Saturday, July 31, 2010

18th Sunday of Ordinary Time 2010: What's It's True Value?

The readings for the 18th Sunday of Ordinary time begin with words from the opening chapter of the Book of Ecclesiastes (twelve short chapters).  Who possesses any information or knowledge about the writing?  Few, I know for sure.  So, a little history lesson is in order before even attempting to see the relationship of the first reading to the others in today's liturgy.

Ecclesiastes is a Greek translation of a name Qoheleth.  It means, some suggest, "one who convokes an assembly.  Obviously the word ecclesiastical, for example, is something related to an assembly as the early church gatherings were called.  The book is not a collection of sermons or speeches.  It is a treatise on the vanity of all things.

What the writer hopes to convey to readers and hearers of his words relates to human life, "What's It All About, Alfie?"  What God had planned for each person coming into the world and for humanity as a whole, the writer suggests, is not all that clear.  Life has been described by the scripture commentators as enigmatic, too complex for the heart and mind of humankind.  Nothing seems to result in happiness.  Life is often overwhelmed by suffering regardless of one's financial status.  Living each day has one major gift to us:  monotony.  However, the writer does acknowledge that there is some good derived from what we find in our experience so long as we take time to offer thanks to our Creator.  Qoheleth believes that genuine wisdom can only be found by letting the light of faith enter the mind, heart and soul.
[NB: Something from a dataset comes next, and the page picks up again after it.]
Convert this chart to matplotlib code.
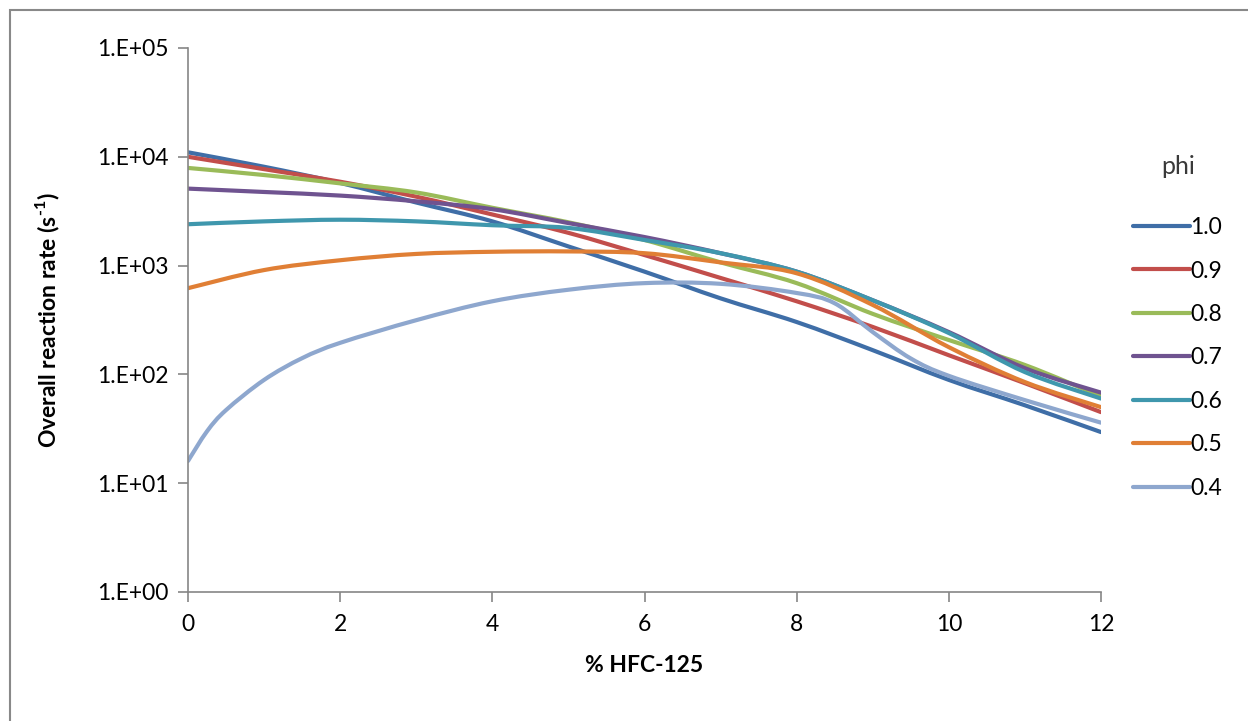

Naturally the writer suggests that divine retribution, a doctrine attempted by other Old Testament writers, may not look possible at the time he lived and wrote.  Nonetheless he seems to indicate that there will be a true understanding of that doctrine, divine retribution, when Jesus is teaching his followers and us about future life.

Qoheleth is understood as literary name for the writer.  Because he his writings exhibit teachings of popular wisdom, most people suspected that it was King Solomon who authored the book.  Qoheleth is called "David's son, king of Jerusalem."  This further led  people to suspect Solomon.  If nothing else, it afforded the writing greater standing in the community, in the assembly.  The style of Hebrew used in the book suggests that the composition occurred about three centuries before the birth of Jesus Christ.

The three reading for today's liturgy do carry a common theme.  Qoheleth, Paul and Jesus are calling us to remember that life is indeed a genuine challenge to us.  It is a challenge to human instinct to seek possessions, to seek honors, to build up a feathered nest, a personal kingdom.

In the gospel Jesus reminds his hearers "Take care to guard against all greed, for though one may be rich, one's life does not consist of possessions."  St. Paul writes to the Colossians "Put to death the parts of you that are earthly ...."  Qoheleth reminds his hearers "For what profit comes to man from all the toil and anxiety of heart with which he has labored under the sun?

What these writers are asking us to remember is this:  don't let possessions of whatever kind -- person, place or thing -- take up residence in your heart and soul.  Don't let yourself become the save to these possessions.